To tell you the truth, I think this album backwards is exactly how I would've initially executed it. In my head, “The Show” almost sounds like a mission statement. And I think that if it were to be first, it would almost sound defiant, as opposed to hopeful or optimistic. And “Rising Up” would've almost sounded like complaining. Had those songs been at the beginning, it would have made us targets for people pointing their fingers, saying we're whining about the way it used to be. But at the end, it's hopeful. I don't know why, but that's what I think.

REAX:  That it ended up the other way around, with the songs at the end, does that mean you found some optimism yourself, some hope you maybe didn't know was there?
?uestlove:  It's always been there, really. It's kind of hard, representing your ideology, and then representing yourself. Anybody that knows me knows that I'm goofy. I'm serious when it's time to be serious, but my shit is goofy, which is just – I think because we had had such a downer moment the last album, we were really careful about tugging the heartstrings. 

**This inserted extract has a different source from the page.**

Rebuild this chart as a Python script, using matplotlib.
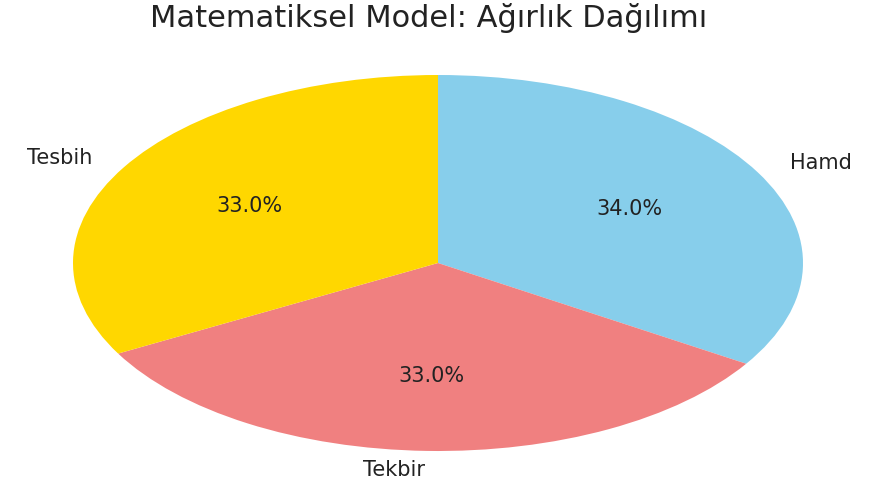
import matplotlib
matplotlib.use("Agg")
import matplotlib.pyplot as plt

labels = ["Hamd", "Tekbir", "Tesbih"]
values = [34, 33, 33]
colors = ["skyblue", "lightcoral", "gold"]
title = "Matematiksel Model: Ağırlık Dağılımı"

fig = plt.figure(figsize=(8.71, 4.82), dpi=100)
ax = fig.add_axes([0, 0, 1, 1])
wedges, texts, autotexts = ax.pie(values, labels=labels, colors=colors,
                                  autopct="%1.1f%%", startangle=90,
                                  counterclock=False,
                                  textprops={"fontsize": 15, "color": "#222222"})
ax.set_aspect("auto")
ax.set_xlim(-438 / 365, (871 - 438) / 365)
ax.set_ylim(-219 / 188, 263 / 188)
ax.axis("off")
fig.text(0.4925, 0.962, title, ha="center", va="center", fontsize=22, color="#222222")
fig.savefig("out.png", dpi=100)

Really, that's probably why “Birthday Girl” was on there in the first place. Despite the whole blog-flogging thing bloggers did about “Birthday Girl,” probably in our heads we wanted to show people we don't take ourselves that goddamn seriously. If anything, I guess people think our agenda is about how serious we are, but my primary concern is that we have to show people we're three-dimensional, because being a caricature in hip-hop is almost the norm.